O termo reality show foi criado, em minha opinião, com o propósito de opor-se ao roteiro, à história pré-fabricada onde já se conhece toda a linha de eventos que leva a um determinado desfecho. Em outras palavras, deixar rolar e ver no que dá. Para alguns, uma reprodução do jogo da vida.
Em detrimento desse reality, a tela da tevê é uma só. O telespectador não escolhe a câmera, quem o faz são os produtores do programa, construindo a edição da história de um reality show. A câmera escolhida pela produção é o próprio escotoma.
Coreografia. É um conjunto de movimentos organizados e sincronizados que constituem um espetáculo de dança. A trama caótica dos vários momentos de um reality show num enlace de pequenas causas e efeitos acaba sendo editada a fim de se fabricar uma história com tendência ao dramático, ao teatral. Uma coisa genial. O perfeito “Fiat lux” da pós modernidade, organizar o caos. Por isso perdura até hoje.
Todo o drama da vida emocional, visto de coisas como amor, ódio, amizade e intrigas transformam um reality show, se bem editado, numa novelinha cuja centralidade é o jogo. A partir do jogo e dos status produzidos pelos que ganham as provas, as relações humanas se auto-coreografam, fazendo com que a opinião pública seja juiz e protagonista principal no desfecho de cada episódio, marcado pela saída de um dos participantes, até o final. Lembra Highlander: Só pode haver um.

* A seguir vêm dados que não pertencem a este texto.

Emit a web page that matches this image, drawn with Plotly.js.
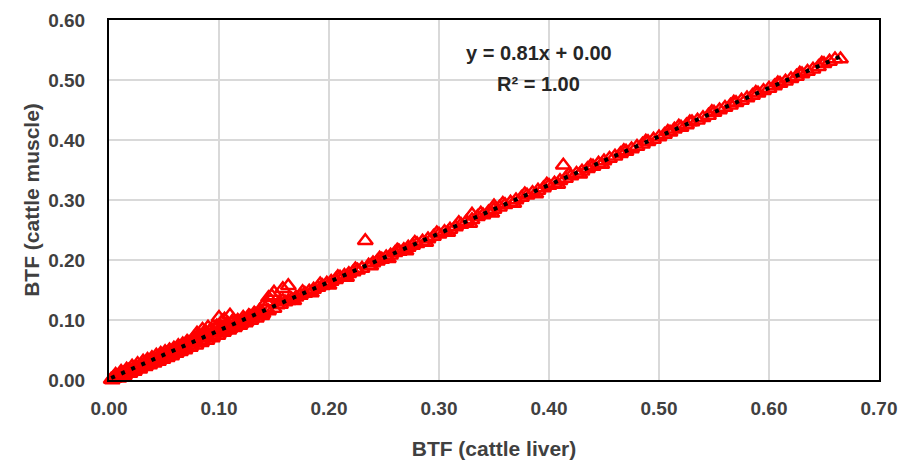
<!DOCTYPE html>
<html>
<head>
<meta charset="utf-8">
<script src="https://cdn.plot.ly/plotly-3.0.1.min.js"></script>
<style>html,body{margin:0;padding:0;background:#fff;}#chart{width:903px;height:468px;}</style>
</head>
<body>
<div id="chart"></div>
<script>
// BTF (cattle liver) vs BTF (cattle muscle)
const liverBTF = [
  0.002,0.004,0.005,0.007,0.008,0.010,0.012,0.013,0.015,0.017,0.018,0.020,0.022,0.024,0.025,0.027,0.029,0.030,0.032,0.034,
  0.036,0.038,0.040,0.042,0.044,0.046,0.048,0.050,0.052,0.054,0.056,0.058,0.060,0.062,0.064,0.066,0.068,0.070,0.072,0.075,
  0.078,0.080,0.083,0.085,0.088,0.090,0.093,0.095,0.098,0.100,0.103,0.105,0.108,0.110,0.113,0.115,0.118,0.120,0.123,0.125,
  0.128,0.130,0.133,0.135,0.138,0.140,0.143,0.145,0.148,0.150,
  0.100,0.105,0.110,0.150,0.158,0.163,0.145,0.090,0.085,0.080,
  0.003,0.006,0.009,0.011,0.014,0.016,0.019,0.021,0.023,0.026,0.028,0.031,0.033,0.035,0.037,0.039,0.041,0.043,0.045,0.047,
  0.049,0.051,0.053,0.055,0.057,0.059,0.061,0.063,0.065,0.067,0.069,0.071,0.074,0.077,0.079,0.082,0.084,0.087,0.089,0.092,
  0.094,0.097,0.099,0.102,0.104,0.107,0.109,0.112,0.114,0.117,0.119,0.122,0.124,0.127,0.129,0.132,0.134,0.137,0.139,0.142,
  0.153,0.156,0.160,0.163,0.166,0.170,0.174,0.178,0.182,0.186,0.190,0.194,0.198,0.202,0.206,0.210,0.214,0.218,0.222,0.226,
  0.230,0.233,0.236,0.240,0.244,0.248,0.252,0.256,0.260,0.264,0.268,0.272,0.276,0.280,0.285,0.290,0.295,0.300,0.305,0.310,
  0.315,0.320,0.325,0.330,0.335,0.340,0.345,0.350,0.355,0.360,0.365,0.370,0.375,0.380,0.385,0.390,0.395,0.400,0.405,0.410,
  0.413,0.415,0.420,0.425,0.430,0.435,0.440,0.445,0.450,0.263,0.350,0.330,
  0.158,0.168,0.176,0.184,0.192,0.200,0.208,0.216,0.224,0.238,0.246,0.254,0.262,0.270,0.278,0.288,0.298,0.308,0.318,0.328,
  0.338,0.348,0.358,0.368,0.378,0.388,0.398,0.408,0.418,0.428,0.438,0.448,
  0.455,0.460,0.465,0.470,0.475,0.480,0.485,0.490,0.495,0.500,0.505,0.510,0.514,0.520,0.525,0.530,0.535,0.540,0.545,0.550,
  0.555,0.560,0.565,0.570,0.575,0.580,0.585,0.590,0.595,0.600,0.605,0.610,0.615,0.620,0.625,0.630,0.635,0.640,0.645,0.650,
  0.655,0.660,0.665,
  0.468,0.488,0.508,0.518,0.528,0.548,0.568,0.588,0.608,0.628,0.648
];
const muscleBTF = [
  0.001,0.004,0.003,0.006,0.005,0.009,0.009,0.011,0.013,0.013,0.016,0.015,0.019,0.018,0.021,0.021,0.025,0.023,0.027,0.026,
  0.031,0.029,0.034,0.032,0.037,0.035,0.041,0.038,0.044,0.041,0.047,0.045,0.050,0.047,0.054,0.051,0.058,0.054,0.062,0.058,
  0.068,0.062,0.072,0.066,0.080,0.070,0.085,0.074,0.090,0.078,0.098,0.082,0.094,0.086,0.100,0.090,0.097,0.094,0.101,0.098,
  0.106,0.103,0.109,0.107,0.113,0.111,0.130,0.115,0.140,0.119,
  0.104,0.101,0.108,0.146,0.152,0.157,0.137,0.088,0.084,0.078,
  0.000,0.009,0.003,0.014,0.007,0.018,0.011,0.023,0.014,0.027,0.018,0.031,0.022,0.034,0.025,0.037,0.028,0.041,0.031,0.044,
  0.034,0.047,0.037,0.050,0.040,0.053,0.044,0.057,0.047,0.060,0.050,0.064,0.054,0.070,0.058,0.075,0.062,0.076,0.066,0.082,
  0.070,0.085,0.074,0.088,0.079,0.093,0.083,0.096,0.087,0.099,0.091,0.104,0.095,0.107,0.099,0.111,0.103,0.116,0.107,0.120,
  0.125,0.126,0.130,0.132,0.135,0.138,0.141,0.144,0.148,0.151,0.154,0.157,0.161,0.164,0.167,0.171,0.174,0.177,0.180,0.183,
  0.186,0.232,0.191,0.195,0.198,0.201,0.205,0.208,0.212,0.214,0.217,0.221,0.224,0.227,0.231,0.235,0.239,0.243,0.247,0.251,
  0.255,0.259,0.264,0.267,0.272,0.275,0.280,0.284,0.288,0.292,0.296,0.300,0.304,0.308,0.312,0.316,0.320,0.324,0.328,0.332,
  0.358,0.336,0.340,0.344,0.348,0.352,0.356,0.361,0.365,0.215,0.290,0.276,
  0.132,0.132,0.147,0.145,0.160,0.158,0.172,0.171,0.185,0.190,0.203,0.202,0.216,0.215,0.229,0.229,0.245,0.246,0.262,0.261,
  0.278,0.278,0.294,0.294,0.310,0.310,0.326,0.326,0.342,0.343,0.357,0.359,
  0.369,0.373,0.377,0.381,0.385,0.389,0.393,0.397,0.401,0.405,0.409,0.413,0.418,0.421,0.425,0.430,0.433,0.437,0.441,0.446,
  0.450,0.454,0.458,0.462,0.466,0.470,0.474,0.478,0.482,0.486,0.490,0.494,0.498,0.502,0.506,0.510,0.514,0.518,0.522,0.527,
  0.531,0.535,0.535,
  0.382,0.398,0.414,0.423,0.430,0.447,0.463,0.479,0.495,0.511,0.528
];
const xTickVals = [0,0.1,0.2,0.3,0.4,0.5,0.6,0.7];
const yTickVals = [0,0.1,0.2,0.3,0.4,0.5,0.6];
const eqText = "y = 0.81x + 0.00";
const r2Text = "R² = 1.00";

// least-squares trendline computed from data
const n = liverBTF.length;
let sx=0, sy=0, sxx=0, sxy=0;
for (let i=0;i<n;i++){ sx+=liverBTF[i]; sy+=muscleBTF[i]; sxx+=liverBTF[i]*liverBTF[i]; sxy+=liverBTF[i]*muscleBTF[i]; }
const slope = (n*sxy - sx*sy)/(n*sxx - sx*sx);
const icpt = (sy - slope*sx)/n;
const xmin = Math.min(...liverBTF), xmax = Math.max(...liverBTF);
const trendX = [xmin, xmax];
const trendY = trendX.map(v => slope*v + icpt);

const fontFam = "Liberation Sans, Arial, sans-serif";
const tickFont = {family: fontFam, size: 19, color: '#404040', weight: 'bold'};
const titleFont = {family: fontFam, size: 21, color: '#404040', weight: 'bold'};

Plotly.newPlot('chart', [
  {x: liverBTF, y: muscleBTF, type: 'scatter', mode: 'markers', cliponaxis: false,
   marker: {symbol: 'triangle-up-open', size: 13, color: '#ff0000', line: {width: 2.5, color: '#ff0000'}},
   showlegend: false},
  {x: trendX, y: trendY, type: 'scatter', mode: 'lines', cliponaxis: false,
   line: {color: '#000000', width: 4, dash: '4px,7px'}, showlegend: false}
], {
  width: 903, height: 468,
  margin: {l: 109, r: 24, t: 20, b: 88},
  paper_bgcolor: '#ffffff', plot_bgcolor: '#ffffff',
  xaxis: {range: [0, 0.7], tickvals: xTickVals, tickformat: '.2f', showgrid: true, gridcolor: '#d9d9d9', gridwidth: 1.5,
          zeroline: false, showline: true, mirror: true, linecolor: '#000000', linewidth: 2,
          ticks: 'outside', ticklen: 10, tickcolor: 'rgba(0,0,0,0)', tickfont: tickFont,
          title: {text: 'BTF (cattle liver)', font: titleFont, standoff: 24}},
  yaxis: {range: [0, 0.6], tickvals: yTickVals, tickformat: '.2f', showgrid: true, gridcolor: '#d9d9d9', gridwidth: 1.5,
          zeroline: false, showline: true, mirror: true, linecolor: '#000000', linewidth: 2,
          ticks: 'outside', ticklen: 18, tickcolor: 'rgba(0,0,0,0)', tickfont: tickFont,
          title: {text: 'BTF (cattle muscle)', font: titleFont, standoff: 3}},
  annotations: [
    {xref: 'paper', yref: 'paper', x: 0.558, y: 0.908, yanchor: 'middle', text: eqText, showarrow: false,
     font: {family: fontFam, size: 20, color: '#262626', weight: 'bold'}},
    {xref: 'paper', yref: 'paper', x: 0.558, y: 0.822, yanchor: 'middle', text: r2Text, showarrow: false,
     font: {family: fontFam, size: 20, color: '#262626', weight: 'bold'}}
  ]
}, {displayModeBar: false, staticPlot: true});
</script>
</body>
</html>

Bem diferente da realidade na qual estamos atrelados, por sinal. Aqui, vai-se muito além de provas e regras de jogos. Aqui, podemos reclamar das agruras da vida. Num reality show, poderia apostar que não poder criticar o programa consta no contrato. Interessante como alguns ficam famosos num piscar de olhos porque foram excluídos ao burlar cláusulas. No local onde vivem os participantes a realidade encolhe-se e fica reduzida a eventos predeterminados. Eis aí a coreografia.
Entendo um reality show mais ou menos como a Caverna de Platão invertida. Nós, do lado de fora, observando os participantes dançarem junto com as sombras da fogueira. Como nas novelas, os entusiastas do reality show projetam-se nos protagonistas, transformando o reality na sua própria fantasia, esquecendo de um detalhe: o jogo.

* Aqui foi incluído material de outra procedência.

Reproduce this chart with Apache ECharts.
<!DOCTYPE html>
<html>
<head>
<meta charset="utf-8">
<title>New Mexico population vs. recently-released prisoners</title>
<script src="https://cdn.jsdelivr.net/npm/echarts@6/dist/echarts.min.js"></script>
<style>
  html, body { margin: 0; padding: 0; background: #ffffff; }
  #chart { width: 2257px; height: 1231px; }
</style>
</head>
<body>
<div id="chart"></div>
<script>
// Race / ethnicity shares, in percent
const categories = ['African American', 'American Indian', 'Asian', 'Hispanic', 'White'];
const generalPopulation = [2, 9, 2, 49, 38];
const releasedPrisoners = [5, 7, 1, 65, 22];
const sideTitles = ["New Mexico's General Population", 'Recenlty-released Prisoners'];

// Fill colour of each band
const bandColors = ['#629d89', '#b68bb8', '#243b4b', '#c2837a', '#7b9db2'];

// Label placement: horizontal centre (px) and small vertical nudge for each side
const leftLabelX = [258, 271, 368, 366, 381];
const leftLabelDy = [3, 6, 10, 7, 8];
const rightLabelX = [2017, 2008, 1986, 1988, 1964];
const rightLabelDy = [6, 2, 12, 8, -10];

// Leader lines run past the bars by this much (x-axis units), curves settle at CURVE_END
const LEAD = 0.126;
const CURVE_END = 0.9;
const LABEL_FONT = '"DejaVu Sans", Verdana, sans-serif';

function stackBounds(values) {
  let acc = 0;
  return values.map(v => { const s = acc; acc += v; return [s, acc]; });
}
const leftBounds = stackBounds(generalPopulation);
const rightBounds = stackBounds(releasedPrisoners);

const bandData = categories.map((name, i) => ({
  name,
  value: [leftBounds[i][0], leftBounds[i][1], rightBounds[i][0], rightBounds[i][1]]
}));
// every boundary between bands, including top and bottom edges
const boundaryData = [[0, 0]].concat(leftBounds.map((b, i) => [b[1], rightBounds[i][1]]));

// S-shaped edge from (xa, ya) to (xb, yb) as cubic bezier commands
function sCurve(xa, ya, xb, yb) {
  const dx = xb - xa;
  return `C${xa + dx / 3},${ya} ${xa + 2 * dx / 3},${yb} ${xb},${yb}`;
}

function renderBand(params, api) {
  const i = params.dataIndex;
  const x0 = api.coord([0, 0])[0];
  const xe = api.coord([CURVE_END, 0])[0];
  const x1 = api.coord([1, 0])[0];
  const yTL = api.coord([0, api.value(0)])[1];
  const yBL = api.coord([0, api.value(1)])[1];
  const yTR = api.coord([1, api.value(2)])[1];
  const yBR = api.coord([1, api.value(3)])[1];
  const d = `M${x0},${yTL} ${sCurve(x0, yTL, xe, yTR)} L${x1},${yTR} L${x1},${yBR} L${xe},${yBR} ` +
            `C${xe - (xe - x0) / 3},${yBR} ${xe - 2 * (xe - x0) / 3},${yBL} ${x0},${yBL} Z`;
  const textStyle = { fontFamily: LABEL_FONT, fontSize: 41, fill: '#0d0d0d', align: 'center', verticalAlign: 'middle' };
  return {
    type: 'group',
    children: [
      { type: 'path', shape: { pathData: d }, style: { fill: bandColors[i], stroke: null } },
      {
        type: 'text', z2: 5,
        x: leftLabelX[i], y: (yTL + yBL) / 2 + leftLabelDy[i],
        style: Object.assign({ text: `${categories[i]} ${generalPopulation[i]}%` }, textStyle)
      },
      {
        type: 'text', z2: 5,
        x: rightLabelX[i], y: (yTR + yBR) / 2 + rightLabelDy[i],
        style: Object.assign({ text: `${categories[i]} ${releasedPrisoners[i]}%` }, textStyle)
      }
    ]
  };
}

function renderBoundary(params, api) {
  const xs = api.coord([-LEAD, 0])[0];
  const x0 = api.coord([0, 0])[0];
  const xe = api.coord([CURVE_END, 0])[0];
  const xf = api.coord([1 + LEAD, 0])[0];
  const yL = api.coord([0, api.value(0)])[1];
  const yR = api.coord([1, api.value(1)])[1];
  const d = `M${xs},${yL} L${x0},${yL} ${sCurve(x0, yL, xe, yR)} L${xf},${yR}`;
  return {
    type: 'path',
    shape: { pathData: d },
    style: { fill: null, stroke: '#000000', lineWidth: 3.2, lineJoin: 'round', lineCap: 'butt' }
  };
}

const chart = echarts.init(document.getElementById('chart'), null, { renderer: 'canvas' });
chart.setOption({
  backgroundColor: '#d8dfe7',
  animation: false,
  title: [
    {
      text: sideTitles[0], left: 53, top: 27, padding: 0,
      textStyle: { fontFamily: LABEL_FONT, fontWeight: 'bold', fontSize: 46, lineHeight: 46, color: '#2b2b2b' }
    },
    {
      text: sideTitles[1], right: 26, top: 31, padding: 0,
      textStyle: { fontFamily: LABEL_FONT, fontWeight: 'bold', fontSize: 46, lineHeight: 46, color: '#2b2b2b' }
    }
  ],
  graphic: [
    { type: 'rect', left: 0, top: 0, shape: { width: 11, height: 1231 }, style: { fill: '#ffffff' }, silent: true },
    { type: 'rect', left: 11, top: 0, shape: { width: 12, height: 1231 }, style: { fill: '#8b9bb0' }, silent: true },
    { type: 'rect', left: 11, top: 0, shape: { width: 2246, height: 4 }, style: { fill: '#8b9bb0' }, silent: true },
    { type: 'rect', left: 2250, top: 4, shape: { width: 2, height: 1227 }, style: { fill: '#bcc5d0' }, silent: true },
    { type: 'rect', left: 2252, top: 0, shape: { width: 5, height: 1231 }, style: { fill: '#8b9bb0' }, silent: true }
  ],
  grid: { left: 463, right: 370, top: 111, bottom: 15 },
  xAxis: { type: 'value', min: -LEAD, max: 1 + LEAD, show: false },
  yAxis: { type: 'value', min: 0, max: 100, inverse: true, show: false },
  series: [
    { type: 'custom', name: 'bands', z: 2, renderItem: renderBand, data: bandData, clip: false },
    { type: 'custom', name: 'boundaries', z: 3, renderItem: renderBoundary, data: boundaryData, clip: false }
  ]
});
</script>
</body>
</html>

Em oposição ao que se aventa, a vida, definitivamente, não é um jogo. Não há prêmios e nem regras. Há leis. Não há fórmulas e quanto mais se dissimula, mais se foge dela. Jogos são superações. Como surfar no arco-íris, sair-se bem sucedido e encontrar o pote de ouro no final. A vida é o virtual, mas que dói e dá prazer também. Sociedade do Espetáculo, como diria Guy Debord. A vida é o arco-íris completo, a volta toda, um começo e um fim. E o pote de ouro, para alguns conquista, outros sorte, alguns, corrupção, e outros, sonho.
Todos queremos um brother, mas não tão big assim, para um outro Brasil, melhor, mais reality do que show.